What happens if FC-GPR is not filed within 30 days of share allotment?

+

Late filing is a FEMA contravention under Section 13. The company must apply to RBI for compounding, paying a fee that includes a base amount plus 0.075 percent per month of the FDI value. Until the contravention is compounded, the company cannot complete subsequent RBI transactions including FLA return, ECB filings, or dividend repatriation.

Q02

Is FC-GPR required for every capital infusion, or only the first one?

+

FC-GPR is required for every issue of capital instruments to a person resident outside India. Each fresh allotment of equity, preference shares, convertible debentures or warrants triggers a separate FC-GPR within 30 days. Conversion of debentures to equity also requires a fresh FC-GPR filing.

Q03

Who can file FC-GPR - the company, the bank, or the CA?

+

The Indian company is the responsible filer through the FIRMS portal. The Authorised Dealer (AD) bank that received the inward remittance provides the FIRC. A Chartered Accountant certifies the share pricing under FEMA pricing guidelines.
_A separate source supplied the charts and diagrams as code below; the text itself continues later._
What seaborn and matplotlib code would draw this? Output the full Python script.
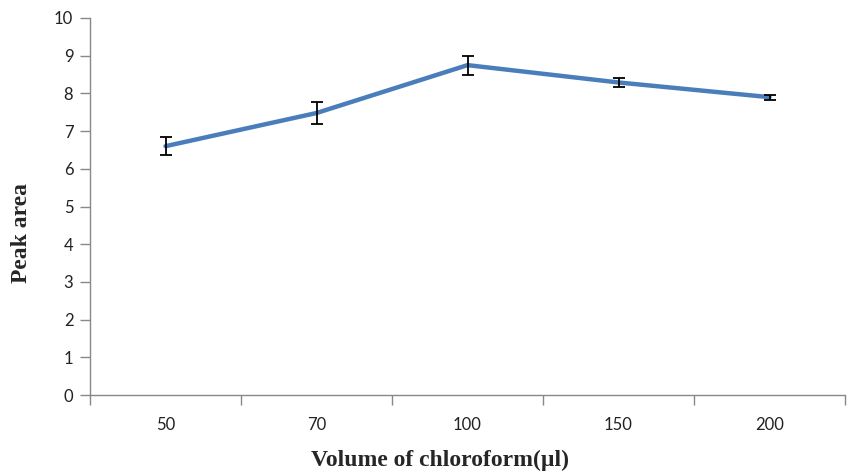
import matplotlib
matplotlib.use("Agg")
import matplotlib.pyplot as plt
import seaborn as sns
import numpy as np
import pandas as pd
from matplotlib.ticker import FixedLocator

categories = ["50", "70", "100", "150", "200"]
peak_area = [6.6, 7.48, 8.75, 8.29, 7.9]
errors = [0.24, 0.3, 0.25, 0.11, 0.07]
y_ticks = [0, 1, 2, 3, 4, 5, 6, 7, 8, 9, 10]

sns.set_style("white")
plt.rcParams['font.family'] = ['Lato', 'DejaVu Sans']

df = pd.DataFrame({"pos": np.arange(len(categories)), "area": peak_area})

fig = plt.figure(figsize=(8.49, 4.76), dpi=100)
ax = fig.add_axes([90/849, 1-395/476, 755/849, 377/476])

sns.lineplot(data=df, x="pos", y="area", ax=ax, color="#4A7EBB", linewidth=3.2,
             solid_capstyle="round")
ax.errorbar(df["pos"], df["area"], yerr=errors, fmt="none", ecolor="black",
            elinewidth=1.3, capsize=4, capthick=1.3, zorder=3)

ax.set_xlim(-0.5, len(categories) - 0.5)
ax.set_ylim(0, 10)
ax.set_yticks(y_ticks)
ax.set_yticklabels([str(t) for t in y_ticks], fontsize=12, color="#222222")
ax.set_xticks(df["pos"])
ax.set_xticklabels(categories, fontsize=12, color="#222222")
ax.xaxis.set_minor_locator(FixedLocator(np.arange(-0.5, len(categories), 1.0)))
ax.tick_params(axis="x", which="major", length=0, pad=16)
ax.tick_params(axis="x", which="minor", length=7, width=1, color="#888888", direction="out", bottom=True)
ax.tick_params(axis="y", which="major", length=7, width=1, color="#888888", direction="out", left=True, pad=5)

for s in ["top", "right"]:
    ax.spines[s].set_visible(False)
for s in ["left", "bottom"]:
    ax.spines[s].set_color("#888888")
    ax.spines[s].set_linewidth(1)

ax.set_xlabel("Volume of chloroform(µl)", fontsize=17, fontweight="bold",
              family=["Liberation Serif", "DejaVu Serif"])
ax.set_ylabel("Peak area", fontsize=17, fontweight="bold",
              family=["Liberation Serif", "DejaVu Serif"])
ax.xaxis.set_label_coords(0.464, -0.146)
ax.yaxis.set_label_coords(-0.077, 0.43)

fig.savefig("out.png", dpi=100)
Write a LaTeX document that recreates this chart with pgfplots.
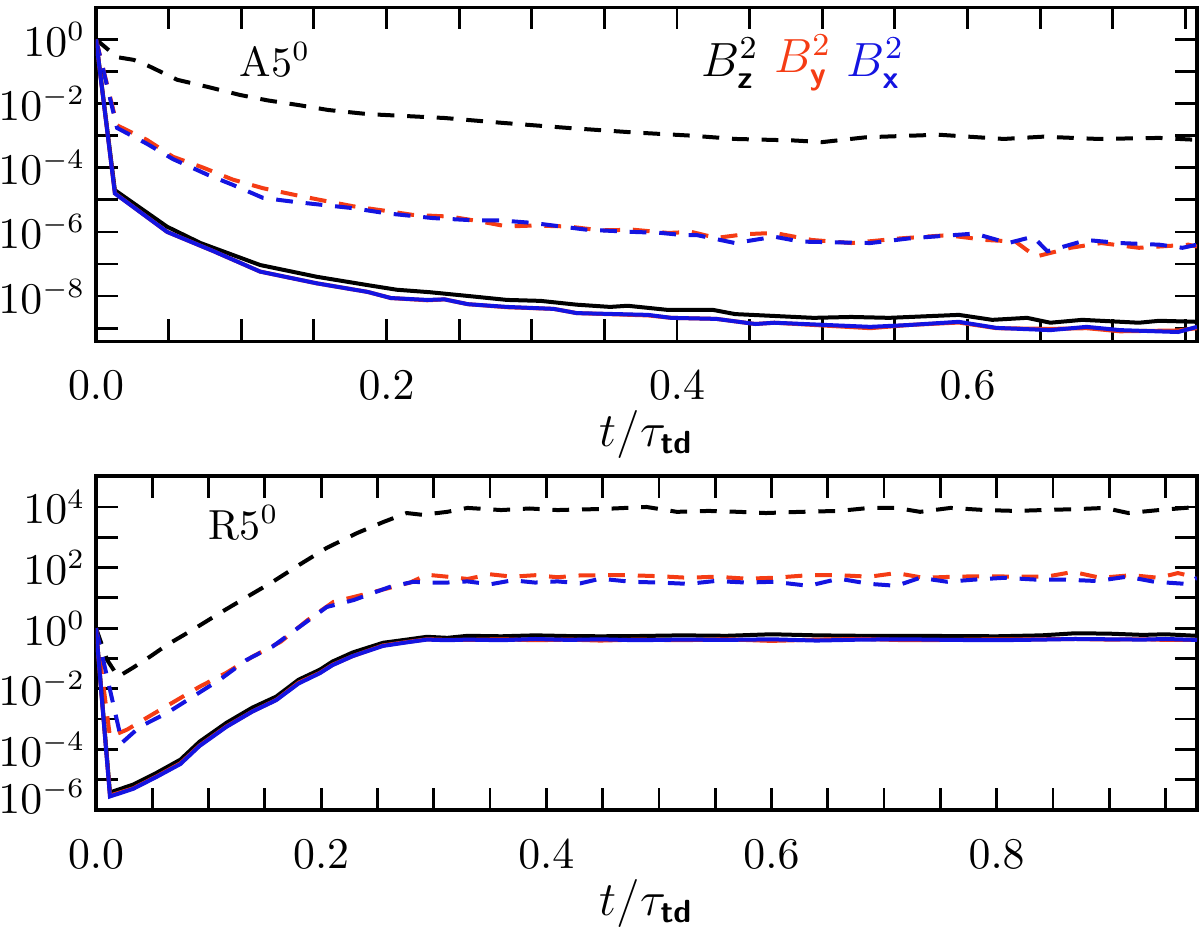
\documentclass[border=0pt]{standalone}
\usepackage{amsmath}
\usepackage{pgfplots}
\pgfplotsset{compat=1.18}
\definecolor{myred}{RGB}{245,60,20}
\definecolor{myblue}{RGB}{20,20,225}
\tikzset{dsh/.style={dash pattern=on 4.2pt off 3.2pt}}
\begin{document}
\begin{tikzpicture}
\useasboundingbox (0,0) rectangle (300pt,-233pt);
% ---------------- top panel ----------------
\begin{axis}[
  scale only axis, width=275.25pt, height=83.5pt,
  anchor=north west, at={(24pt,-1.825pt)},
  ymode=log, xmin=0, xmax=0.758, ymin=3.9e-10, ymax=10,
  axis line style={line width=0.8pt},
  tick style={line width=0.7pt, black},
  major tick length=5.5pt, minor tick length=5.5pt,
  tick align=inside,
  tick label style={font=\fontsize{11}{13}\selectfont},
  yticklabel style={font=\fontsize{10.5}{12}\selectfont, inner xsep=0pt, xshift=-2.5pt},
  xticklabel style={anchor=center, yshift=-11pt},
  x tick label style={/pgf/number format/fixed, /pgf/number format/fixed zerofill, /pgf/number format/precision=1},
  xlabel={$t/\tau_{\textsf{\textbf{td}}}$},
  xlabel style={font=\fontsize{12}{14}\selectfont, at={(axis description cs:0.5,0)}, anchor=base, yshift=-26.25pt},
  xtick={0,0.2,0.4,0.6},
  minor xtick={0.05,0.1,0.15,0.25,0.3,0.35,0.45,0.5,0.55,0.65,0.7,0.75},
  ytick={1e-8,1e-6,1e-4,1e-2,1},
  minor ytick={1e-9,1e-7,1e-5,1e-3,1e-1},
]
% black dashed
\addplot[black, dsh, line width=1pt] coordinates {
(0,1) (0.0145,0.28) (0.026,0.23) (0.035,0.158) (0.056,0.055) (0.077,0.033) (0.099,0.0186) (0.118,0.0126)
(0.14,8.9e-3) (0.16,6.3e-3) (0.187,4.7e-3) (0.24,3.55e-3) (0.28,2.5e-3) (0.325,1.74e-3) (0.37,1.26e-3)
(0.41,1.0e-3) (0.44,7.9e-4) (0.48,7.1e-4) (0.50,6.3e-4) (0.53,8.9e-4) (0.58,1.07e-3) (0.625,7.9e-4)
(0.652,9.3e-4) (0.69,7.9e-4) (0.732,8.5e-4) (0.758,7.4e-4)};
% red dashed
\addplot[myred, dsh, line width=1pt] coordinates {
(0,1) (0.0145,2.1e-3) (0.035,7.4e-4) (0.053,2.2e-4) (0.074,1.0e-4) (0.094,4.3e-5) (0.115,2.3e-5)
(0.136,1.45e-5) (0.154,1.0e-5) (0.177,6.3e-6) (0.2,4.5e-6) (0.218,3.4e-6) (0.244,3.0e-6) (0.265,2.1e-6)
(0.283,1.48e-6) (0.301,1.58e-6) (0.325,1.48e-6) (0.347,1.12e-6) (0.37,1.17e-6) (0.394,9.3e-7) (0.41,1.0e-6)
(0.427,6.5e-7) (0.447,8.5e-7) (0.467,9.3e-7) (0.493,5.6e-7) (0.52,4.5e-7) (0.554,6.3e-7) (0.586,7.9e-7)
(0.613,5.6e-7) (0.633,5.0e-7) (0.647,1.7e-7) (0.671,3.2e-7) (0.692,4.5e-7) (0.718,3.2e-7) (0.752,4.0e-7) (0.758,3.5e-7)};
% blue dashed
\addplot[myblue, dsh, line width=1pt] coordinates {
(0,1) (0.0145,1.74e-3) (0.035,5.6e-4) (0.053,1.86e-4) (0.077,6.0e-5) (0.094,2.95e-5) (0.115,1.15e-5)
(0.136,8.7e-6) (0.154,7.1e-6) (0.177,5.5e-6) (0.2,3.8e-6) (0.232,2.7e-6) (0.26,2.3e-6) (0.278,2.3e-6)
(0.301,1.9e-6) (0.338,1.17e-6) (0.37,1.0e-6) (0.389,9.3e-7) (0.405,7.9e-7) (0.414,7.9e-7) (0.44,4.5e-7)
(0.467,7.1e-7) (0.485,5.0e-7) (0.533,4.5e-7) (0.56,6.3e-7) (0.605,8.9e-7) (0.628,4.5e-7) (0.645,7.1e-7)
(0.655,2.5e-7) (0.682,5.6e-7) (0.705,4.5e-7) (0.732,4.0e-7) (0.748,3.2e-7) (0.758,4.0e-7)};
% black solid
\addplot[black, line width=1pt] coordinates {
(0,1) (0.013,2.0e-5) (0.049,1.45e-6) (0.072,4.5e-7) (0.113,9.3e-8) (0.152,4.0e-8) (0.187,2.2e-8)
(0.207,1.58e-8) (0.23,1.32e-8) (0.257,1.0e-8) (0.283,7.6e-9) (0.306,7.1e-9) (0.331,5.4e-9) (0.354,4.6e-9)
(0.366,5.0e-9) (0.394,3.7e-9) (0.425,3.7e-9) (0.44,2.75e-9) (0.494,2.1e-9) (0.52,2.24e-9) (0.546,2.1e-9)
(0.594,2.6e-9) (0.617,1.82e-9) (0.641,2.1e-9) (0.657,1.48e-9) (0.679,1.82e-9) (0.718,1.48e-9) (0.732,1.7e-9) (0.758,1.58e-9)};
% red solid
\addplot[myred, line width=1pt] coordinates {
(0,1) (0.013,1.6e-5) (0.049,1.0e-6) (0.081,2.5e-7) (0.113,5.8e-8) (0.152,2.5e-8) (0.187,1.35e-8)
(0.203,8.7e-9) (0.228,7.4e-9) (0.24,7.9e-9) (0.256,5.6e-9) (0.283,4.5e-9) (0.315,4.0e-9) (0.331,2.95e-9)
(0.38,2.5e-9) (0.396,2.1e-9) (0.427,1.95e-9) (0.454,1.35e-9) (0.467,1.48e-9) (0.533,1.0e-9) (0.56,1.26e-9)
(0.594,1.5e-9) (0.62,1.0e-9) (0.657,9.5e-10) (0.682,1.0e-9) (0.705,8.0e-10) (0.745,8.5e-10) (0.758,1.0e-9)};
% blue solid
\addplot[myblue, line width=1pt] coordinates {
(0,1) (0.013,1.58e-5) (0.049,1.0e-6) (0.081,2.5e-7) (0.113,5.8e-8) (0.152,2.5e-8) (0.187,1.35e-8)
(0.203,8.7e-9) (0.228,7.6e-9) (0.24,7.9e-9) (0.256,5.6e-9) (0.283,4.6e-9) (0.315,4.0e-9) (0.331,2.95e-9)
(0.38,2.6e-9) (0.396,2.1e-9) (0.427,1.95e-9) (0.454,1.35e-9) (0.467,1.48e-9) (0.533,1.1e-9) (0.56,1.26e-9)
(0.594,1.58e-9) (0.62,1.02e-9) (0.657,8.7e-10) (0.682,1.1e-9) (0.705,8.7e-10) (0.745,7.6e-10) (0.758,1.1e-9)};
\node[font=\fontsize{10.5}{12}\selectfont] at (axis description cs:0.1626,0.842) {A5$^{0}$};
\node[font=\fontsize{12}{14}\selectfont, text=black] at (axis description cs:0.576,0.833) {$B^2_{\textsf{\textbf{z}}}$};
\node[font=\fontsize{12}{14}\selectfont, text=myred] at (axis description cs:0.642,0.833) {$B^2_{\textsf{\textbf{y}}}$};
\node[font=\fontsize{12}{14}\selectfont, text=myblue] at (axis description cs:0.708,0.833) {$B^2_{\textsf{\textbf{x}}}$};
\end{axis}
% ---------------- bottom panel ----------------
\begin{axis}[
  scale only axis, width=275.25pt, height=83.5pt,
  anchor=north west, at={(24pt,-119pt)},
  ymode=log, xmin=0, xmax=0.978, ymin=1e-6, ymax=1.05e5,
  axis line style={line width=0.8pt},
  tick style={line width=0.7pt, black},
  major tick length=5.5pt, minor tick length=5.5pt,
  tick align=inside,
  tick label style={font=\fontsize{11}{13}\selectfont},
  yticklabel style={font=\fontsize{10.5}{12}\selectfont, inner xsep=0pt, xshift=-2.5pt},
  xticklabel style={anchor=center, yshift=-11pt},
  x tick label style={/pgf/number format/fixed, /pgf/number format/fixed zerofill, /pgf/number format/precision=1},
  xlabel={$t/\tau_{\textsf{\textbf{td}}}$},
  xlabel style={font=\fontsize{12}{14}\selectfont, at={(axis description cs:0.5,0)}, anchor=base, yshift=-26.25pt},
  xtick={0,0.2,0.4,0.6,0.8},
  minor xtick={0.05,0.1,0.15,0.25,0.3,0.35,0.45,0.5,0.55,0.65,0.7,0.75,0.85,0.9,0.95},
  ytick={1e-4,1e-2,1,1e2,1e4},
  minor ytick={1e-5,1e-3,1e-1,1e1,1e3},
  extra y ticks={1e-6},
  extra y tick style={yticklabel style={yshift=3.3pt}},
]
% black dashed
\addplot[black, dsh, line width=1pt] coordinates {
(0,1) (0.0098,0.091) (0.0196,0.025) (0.033,0.05) (0.048,0.115) (0.063,0.28) (0.086,0.89) (0.11,3.16)
(0.134,10.7) (0.157,34) (0.181,126) (0.205,447) (0.232,1380) (0.255,3160) (0.276,6300) (0.29,5500)
(0.312,6900) (0.33,9300) (0.36,7900) (0.385,8900) (0.41,7900) (0.43,8300) (0.448,8500) (0.489,10000)
(0.516,6900) (0.544,7400) (0.571,6900) (0.595,6300) (0.626,6900) (0.66,7400) (0.687,9300) (0.711,9300)
(0.732,6900) (0.759,9300) (0.79,7900) (0.817,7400) (0.841,7900) (0.872,8500) (0.896,9300) (0.917,6300)
(0.944,7900) (0.978,10000)};
% red dashed
\addplot[myred, dsh, line width=1pt] coordinates {
(0,1) (0.0124,2.6e-4) (0.0276,4.5e-4) (0.045,1.1e-3) (0.068,3.5e-3) (0.092,0.0117) (0.116,0.034)
(0.139,0.115) (0.164,0.355) (0.188,1.86) (0.211,7.4) (0.229,10.7) (0.247,15.8) (0.264,23) (0.279,32)
(0.294,58) (0.312,50) (0.33,42) (0.35,60) (0.37,50) (0.39,56) (0.41,48) (0.43,55) (0.448,56) (0.472,56)
(0.5,52) (0.526,46) (0.55,50) (0.578,43) (0.602,46) (0.633,56) (0.66,56) (0.687,50) (0.711,66) (0.735,46)
(0.763,50) (0.79,52) (0.817,50) (0.844,50) (0.868,72) (0.892,46) (0.92,56) (0.944,46) (0.961,66) (0.978,46)};
% blue dashed
\addplot[myblue, dsh, line width=1pt] coordinates {
(0,1) (0.0231,1.66e-4) (0.039,5.6e-4) (0.063,1.58e-3) (0.086,5.5e-3) (0.11,0.02) (0.134,0.091)
(0.157,0.25) (0.181,1.12) (0.205,5.0) (0.229,8.5) (0.246,14.5) (0.261,23) (0.282,34) (0.294,32)
(0.312,32) (0.33,35) (0.35,28) (0.37,38) (0.39,32) (0.41,35) (0.43,30) (0.448,43) (0.475,34) (0.5,32)
(0.526,29) (0.55,36) (0.578,32) (0.602,34) (0.633,25) (0.66,43) (0.687,29) (0.711,25) (0.732,46)
(0.756,34) (0.78,40) (0.807,46) (0.835,40) (0.861,40) (0.889,36) (0.916,50) (0.94,34) (0.968,29) (0.978,46)};
% black solid
\addplot[black, line width=1pt] coordinates {
(0,1) (0.0124,3.8e-6) (0.033,6.9e-6) (0.054,1.7e-5) (0.075,4.6e-5) (0.092,1.8e-4) (0.116,7.6e-4)
(0.139,2.4e-3) (0.16,5.5e-3) (0.18,0.02) (0.199,0.043) (0.21,0.079) (0.228,0.158) (0.255,0.33)
(0.276,0.42) (0.294,0.52) (0.312,0.48) (0.33,0.56) (0.36,0.54) (0.39,0.58) (0.42,0.55) (0.448,0.54)
(0.48,0.55) (0.52,0.58) (0.56,0.56) (0.6,0.63) (0.64,0.58) (0.68,0.56) (0.72,0.56) (0.76,0.55) (0.8,0.54)
(0.84,0.58) (0.87,0.68) (0.9,0.66) (0.93,0.6) (0.95,0.63) (0.978,0.56)};
% red solid
\addplot[myred, line width=1pt] coordinates {
(0,1) (0.0124,3.0e-6) (0.033,5.2e-6) (0.054,1.3e-5) (0.075,3.5e-5) (0.092,1.35e-4) (0.116,5.8e-4)
(0.139,1.8e-3) (0.16,4.3e-3) (0.18,0.016) (0.199,0.034) (0.21,0.062) (0.228,0.12) (0.255,0.27)
(0.276,0.35) (0.294,0.43) (0.312,0.41) (0.33,0.41) (0.36,0.43) (0.39,0.4) (0.42,0.42) (0.448,0.39)
(0.48,0.42) (0.52,0.4) (0.56,0.43) (0.6,0.38) (0.64,0.42) (0.68,0.44) (0.72,0.4) (0.76,0.41) (0.8,0.43)
(0.84,0.43) (0.87,0.44) (0.9,0.42) (0.93,0.43) (0.95,0.41) (0.978,0.41)};
% blue solid
\addplot[myblue, line width=1pt] coordinates {
(0,1) (0.0124,2.8e-6) (0.033,5.0e-6) (0.054,1.25e-5) (0.075,3.3e-5) (0.092,1.3e-4) (0.116,5.6e-4)
(0.139,1.78e-3) (0.16,4.2e-3) (0.18,0.015) (0.199,0.033) (0.21,0.06) (0.228,0.12) (0.255,0.26)
(0.276,0.34) (0.294,0.42) (0.312,0.4) (0.33,0.42) (0.36,0.4) (0.39,0.44) (0.42,0.41) (0.448,0.43)
(0.48,0.4) (0.52,0.42) (0.56,0.41) (0.6,0.43) (0.64,0.39) (0.68,0.42) (0.72,0.43) (0.76,0.41) (0.8,0.4)
(0.84,0.42) (0.87,0.44) (0.9,0.43) (0.93,0.42) (0.95,0.44) (0.978,0.41)};
\node[font=\fontsize{10.5}{12}\selectfont] at (axis description cs:0.134,0.859) {R5$^{0}$};
\end{axis}
\end{tikzpicture}
\end{document}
Most GCCs delegate the end-to-end process to a compliance partner; IRPR Network handles all three coordination points.

Q04

What documents must accompany an FC-GPR filing?

+

FIRC from the AD bank, KYC of the foreign investor, board resolution authorising allotment, CA certificate on pricing, copy of the share allotment letter, and the e-Form FC-GPR generated from FIRMS. For convertible instruments, additional pricing valuation reports are required.